→ **Data extract**
■ ■ ■

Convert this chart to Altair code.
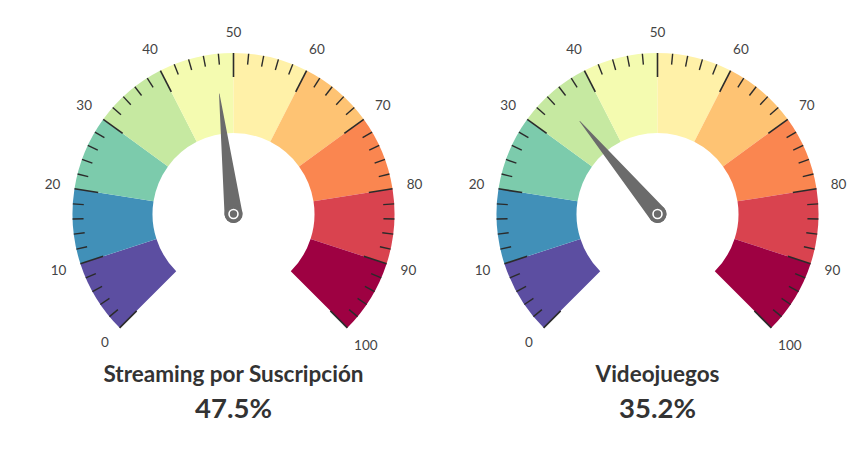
import math
import altair as alt
import pandas as pd

# ---- data ----
gauge_titles = ["Streaming por Suscripción", "Videojuegos"]
gauge_values = [47.5, 35.2]
band_edges = [0, 10, 20, 30, 40, 50, 60, 70, 80, 90, 100]
band_colors = ["#5c4ea1", "#4190b8", "#7ccbac", "#c6e9a1", "#f4fbb0",
               "#fff1a8", "#fec373", "#fa8650", "#d9434f", "#9e0142"]
tick_values = list(range(0, 101, 2))
label_values = list(range(0, 101, 10))

# ---- layout constants ----
W, H = 864, 474
CX0, DCX, CY = 233.5, 424, 214
R_OUT, R_IN = 161, 81
R_LABEL = 175
A0, A1 = -135.0, 135.0
LABEL_FS = 13.5

def ang(v):
    return math.radians(A0 + (A1 - A0) * v / 100.0)

bands = pd.DataFrame([
    {"g": g, "cx": CX0 + g * DCX, "cy": CY, "start": band_edges[k],
     "end": band_edges[k + 1], "color": band_colors[k]}
    for g in range(len(gauge_titles)) for k in range(len(band_colors))
])

ticks = []
for g in range(len(gauge_titles)):
    cx = CX0 + g * DCX
    for v in tick_values:
        major = v % 10 == 0
        a = ang(v)
        r1 = R_OUT
        r2 = R_OUT - (24 if major else 11)
        ticks.append({"g": g, "v": v, "major": major,
                      "x": cx + r1 * math.sin(a), "y": CY - r1 * math.cos(a),
                      "x2": cx + r2 * math.sin(a), "y2": CY - r2 * math.cos(a),
                      "sw": 1.6 if major else 1.4})
ticks = pd.DataFrame(ticks)

labels = []
for g in range(len(gauge_titles)):
    cx = CX0 + g * DCX
    for v in label_values:
        a = ang(v)
        t = str(v)
        w = 0.55 * LABEL_FS * len(t)
        h = 0.9 * LABEL_FS
        r = R_LABEL + abs(math.sin(a)) * w / 2 + abs(math.cos(a)) * h / 2
        labels.append({"g": g, "text": t,
                       "x": cx + r * math.sin(a), "y": CY - r * math.cos(a)})
labels = pd.DataFrame(labels)

needle = []
for g, val in enumerate(gauge_values):
    cx = CX0 + g * DCX
    a = ang(val)
    needle.append({"g": g, "ord": 0, "x": cx, "y": CY, "w": 18})
    needle.append({"g": g, "ord": 1, "x": cx + 121 * math.sin(a), "y": CY - 121 * math.cos(a), "w": 0.5})
needle = pd.DataFrame(needle)

hubs = pd.DataFrame([{"g": g, "x": CX0 + g * DCX, "y": CY} for g in range(len(gauge_titles))])

titles = pd.DataFrame([
    {"g": g, "x": CX0 + g * DCX, "title": t, "val": f"{v:.1f}%"}
    for g, (t, v) in enumerate(zip(gauge_titles, gauge_values))
])

FONT = "Lato"

theta_scale = alt.Scale(domain=[0, 100], range=[math.radians(A0), math.radians(A1)])

arcs = alt.Chart(bands).mark_arc(radius=R_OUT, radius2=R_IN, stroke=None).encode(
    x=alt.X("cx:Q", scale=None, axis=None),
    y=alt.Y("cy:Q", scale=None, axis=None),
    theta=alt.Theta("start:Q", scale=theta_scale),
    theta2="end:Q",
    fill=alt.Fill("color:N", scale=None),
)

tick_layer = alt.Chart(ticks).mark_rule(color="#2b2b2b").encode(
    x=alt.X("x:Q", scale=None, axis=None),
    y=alt.Y("y:Q", scale=None, axis=None),
    x2="x2:Q",
    y2="y2:Q",
    strokeWidth=alt.StrokeWidth("sw:Q", scale=None),
)

label_layer = alt.Chart(labels).mark_text(
    font=FONT, fontSize=LABEL_FS, color="#444444", align="center", baseline="middle"
).encode(
    x=alt.X("x:Q", scale=None, axis=None),
    y=alt.Y("y:Q", scale=None, axis=None),
    text="text:N",
)

needle_layer = alt.Chart(needle).mark_trail(color="#6b6b6b").encode(
    x=alt.X("x:Q", scale=None, axis=None),
    y=alt.Y("y:Q", scale=None, axis=None),
    size=alt.Size("w:Q", scale=None),
    detail="g:N",
    order="ord:Q",
)

hub_outer = alt.Chart(hubs).mark_circle(color="#6b6b6b", opacity=1, size=324).encode(
    x=alt.X("x:Q", scale=None, axis=None),
    y=alt.Y("y:Q", scale=None, axis=None),
)
hub_inner = alt.Chart(hubs).mark_point(
    shape="circle", filled=False, fill="#6b6b6b", stroke="white", strokeWidth=1.6,
    size=80, opacity=1
).encode(
    x=alt.X("x:Q", scale=None, axis=None),
    y=alt.Y("y:Q", scale=None, axis=None),
)

title_layer = alt.Chart(titles).mark_text(
    font=FONT, fontSize=22.5, fontWeight="bold", color="#333333",
    align="center", baseline="alphabetic"
).encode(
    x=alt.X("x:Q", scale=None, axis=None),
    y=alt.value(382),
    text="title:N",
)
value_layer = alt.Chart(titles).mark_text(
    font=FONT, fontSize=27.5, fontWeight="bold", color="#333333",
    align="center", baseline="alphabetic"
).encode(
    x=alt.X("x:Q", scale=None, axis=None),
    y=alt.value(418),
    text="val:N",
)

chart = alt.layer(
    arcs, tick_layer, label_layer, needle_layer, hub_outer, hub_inner,
    title_layer, value_layer
).properties(
    width=W, height=H, padding=0, autosize=alt.AutoSizeParams(type="none")
).configure_view(stroke=None)

chart.save("out.html", embed_options={"renderer": "svg", "actions": False})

■ ■ ■

Write out each line of the listing above, exactly, from its first line to the line holding "label_values = list(range(0, 101, 10))", inclusive. Skip the pictures.

→ **Solution for this task**
Convert this chart to Altair code.
import math
import altair as alt
import pandas as pd

# ---- data ----
gauge_titles = ["Streaming por Suscripción", "Videojuegos"]
gauge_values = [47.5, 35.2]
band_edges = [0, 10, 20, 30, 40, 50, 60, 70, 80, 90, 100]
band_colors = ["#5c4ea1", "#4190b8", "#7ccbac", "#c6e9a1", "#f4fbb0",
               "#fff1a8", "#fec373", "#fa8650", "#d9434f", "#9e0142"]
tick_values = list(range(0, 101, 2))
label_values = list(range(0, 101, 10))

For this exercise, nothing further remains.